For Jamar Brewton, service has never been something abstract. It has always been personal. Growing up in Charlotte, he learned early what it meant to work hard, to carry your weight and to figure things out as you go. After high school, he juggled three jobs while taking classes at a community college, determined to build a life with purpose.
“I had a huge passion to be successful,” he says. “I wanted to be somebody. I didn’t want to stay where I was.”
He initially began training for a career in firefighting, taking fire protection courses while working full-time. But the path forward kept stalling. Placement test issues meant repeating coursework he had already done, and the financial and logistical barriers began to stack up. It felt like he was pushing without gaining ground.
Around the same time, a close friend from high school enlisted in the Air Force. Watching her step into something defined by structure, challenge and purpose made him stop and consider his own direction.

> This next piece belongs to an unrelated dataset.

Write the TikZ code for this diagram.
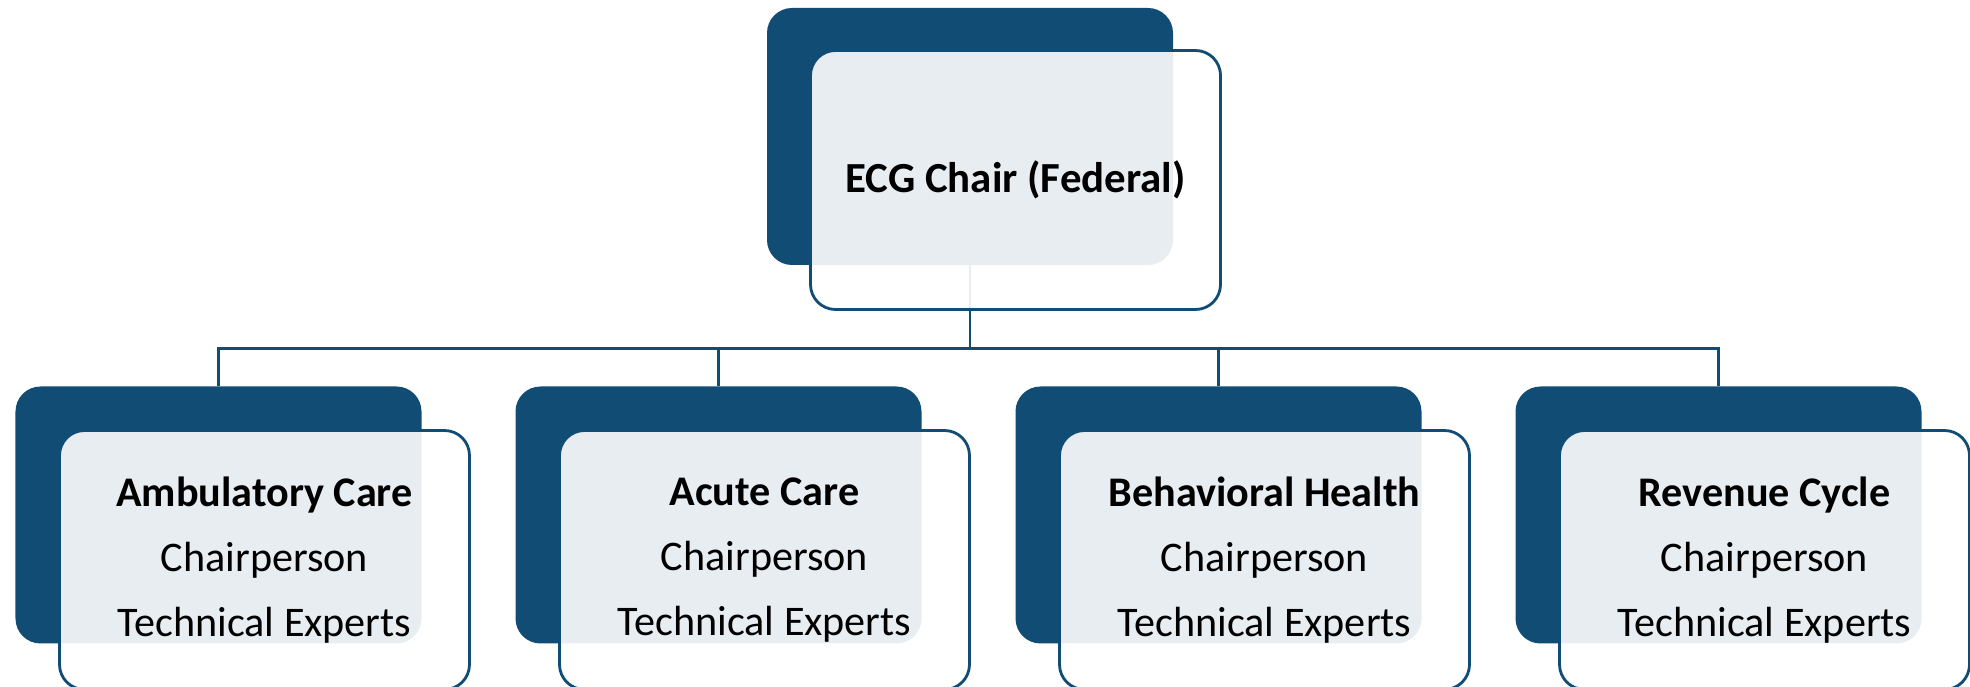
\documentclass[tikz,border=0pt]{standalone}
\usepackage{fontspec}
\setmainfont{Carlito}
\usepackage{xcolor}
\usepackage{tikz}
\usetikzlibrary{positioning,calc}
\definecolor{ecgnavy}{HTML}{114C75}
\tikzset{%
darkbox/.style={rectangle,rounded corners=0.5cm,fill=ecgnavy,minimum width=8.12cm,minimum height=5.14cm},%
frontbox/.style={rectangle,rounded corners=0.5cm,draw=ecgnavy,line width=1.6pt,fill=white,fill opacity=0.9,text opacity=1,text=black,align=center,minimum width=8.2cm,minimum height=5.18cm,font=\fontsize{24}{37}\selectfont},%
conn/.style={draw=ecgnavy,line width=1.6pt}%
}
\begin{document}
\begin{tikzpicture}%
\useasboundingbox (0,0) rectangle (39.4,13.74);%
\node[darkbox] (chair_bg) at (19.4,11.01) {};%
\node[darkbox] (amb_bg) at (4.37,3.44) {};%
\node[darkbox] (acute_bg) at (14.37,3.44) {};%
\node[darkbox] (beh_bg) at (24.37,3.44) {};%
\node[darkbox] (rev_bg) at (34.37,3.44) {};%
\draw[conn] (chair_bg.south) -- ++(0,-1.66) coordinate (bus);%
\draw[conn] (amb_bg.north) |- (bus) -| (rev_bg.north);%
\draw[conn] (acute_bg.north) -- (acute_bg.north |- bus);%
\draw[conn] (beh_bg.north) -- (beh_bg.north |- bus);%
\node[frontbox,font=\fontsize{24.4}{29}\selectfont\bfseries] (chair) at ($(chair_bg)+(0.91,-0.87)$) {ECG Chair (Federal)};%
\node[frontbox] (amb) at ($(amb_bg)+(0.92,-0.9)$) {\textbf{Ambulatory Care}\\Chairperson\\Technical Experts};%
\node[frontbox] (acute) at ($(acute_bg)+(0.92,-0.9)$) {\textbf{Acute Care}\\Chairperson\\Technical Experts};%
\node[frontbox] (beh) at ($(beh_bg)+(0.92,-0.9)$) {\textbf{Behavioral Health}\\Chairperson\\Technical Experts};%
\node[frontbox] (rev) at ($(rev_bg)+(0.92,-0.9)$) {\textbf{Revenue Cycle}\\Chairperson\\Technical Experts};%
\end{tikzpicture}
\end{document}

“I wanted to see if I was really who I believed I was,” he says. “I wanted camaraderie. I wanted to serve with a purpose.”
At 18, Jamar enlisted in the U.S. Army and was selected as a Cavalry Scout in the 82nd Airborne Division. The experience reshaped him. Basic training taught discipline, attention to detail and the understanding that responsibility is shared.
“You learn quickly, it’s not just about you,” he says. “You’re part of something bigger. And your part matters.”
In the Army, he learned what it meant to lead and to follow, and that leadership is most visible in the hardest moments.
“Sometimes it’s not about giving orders,” he says.
In 2013, Jamar deployed to Afghanistan, where his unit operated along Highway 1 in Kandahar. His team’s job was reconnaissance, often moving ahead to identify safe routes and keep others out of harm’s way.
“We were the ones going first,” he says. “You’re looking for anything that’s out of place.”
The threat of improvised explosive devices was constant, and several soldiers in his troop were injured during the deployment. Some lost limbs. One didn’t make it home. Those experiences stayed with him.
“It changes how you view responsibility,” he says. “It teaches you to be calm when the situation isn’t calm, to be steady when other people need steady.”
When his time in the military ended, Jamar knew he still wanted to serve, just in a way rooted in everyday community life. He earned degrees in sociology and public administration and eventually discovered emergency management. The alignment was immediate. The coordination, the readiness and the responsibility to step in when needed all felt familiar.
That sense of purpose is what brought him to the American Red Cross.
“The same feeling I felt wearing the uniform,” he says, “is the feeling I get when I can tell a family, ‘You don’t have to sleep in your car tonight. We have a place for you.'”
Since joining the Red Cross, Jamar has supported disaster response across communities, coordinated with local partners and helped families navigate some of their hardest days. For him, the work isn’t just on paper. It’s happening in real time, for real people.
“We have a responsibility,” he says. “To show up. To make sure someone’s grandmother has shelter. To make sure people know they’re not alone.”
For Jamar, National Veterans and Military Families Month is not only about reflection on his time in uniform. It’s about continuity. For him, service means being there when people need you most, whether in a combat zone or a community shelter.